Assuming the Celtics aren’t willing to go to that number (the aforementioned five years, $170 million), they have to be ready for a few outcomes: 1) matching a four-year, $126 million maximum offer sheet for Brown in restricted free agency 2) losing him for nothing in restricted free agency, or 3) trading him.
Given my skepticism of Brown’s upside as an on-ball creator, option one does not appeal to me at all. Obviously, option two wouldn’t appeal to anyone, which leaves us with option three.
I don’t know how to go about option three, because I don’t know what’s out there or who wants Jaylen Brown. But I do know option three should be carried out sooner rather than later if the Celtics choose to go that route. If the extension deadline passes and the Celtics are trying to move Brown, opposing teams would possess a few dangerous pieces of information: that the Celtics had the opportunity to pay Brown the max and didn’t, and that their only other option to retain him in the future is to do so. That’s a prime situation for a team to call the Celtics’ bluff, wait it out, and dare the Celtics to match that $126 million offer sheet in July.
If it were me, I’d be canvassing the league right now, before the extension deadline is really looming.

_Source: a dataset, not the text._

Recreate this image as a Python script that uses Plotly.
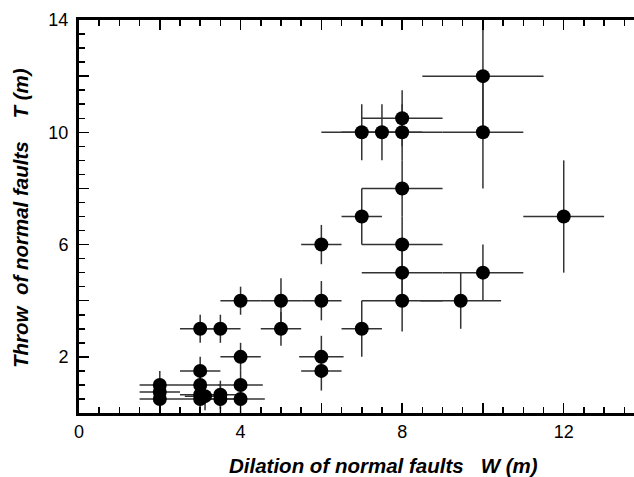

I’d use the threat of extending him to demand a haul. If no one bites, I’d try to extend Brown at a reasonable number, one he’d be insane to agree to. If the deadline passes, I’d hope someone blows me away with an offer in-season, while knowing that I can fall back on my right of first refusal in restricted free agency with an eye to leveraging that for assets in a sign-and-trade (like we saw the Bucks do with Malcolm Brogdon and Nets with D’Angelo Russell this summer).
It’s not a fun situation in which the Celtics find themselves. The model is supposed to be draft good players, retain them, and prosper. When contracts and roles and how all that siphons into team-building come into play, though, sometimes being good just isn’t enough.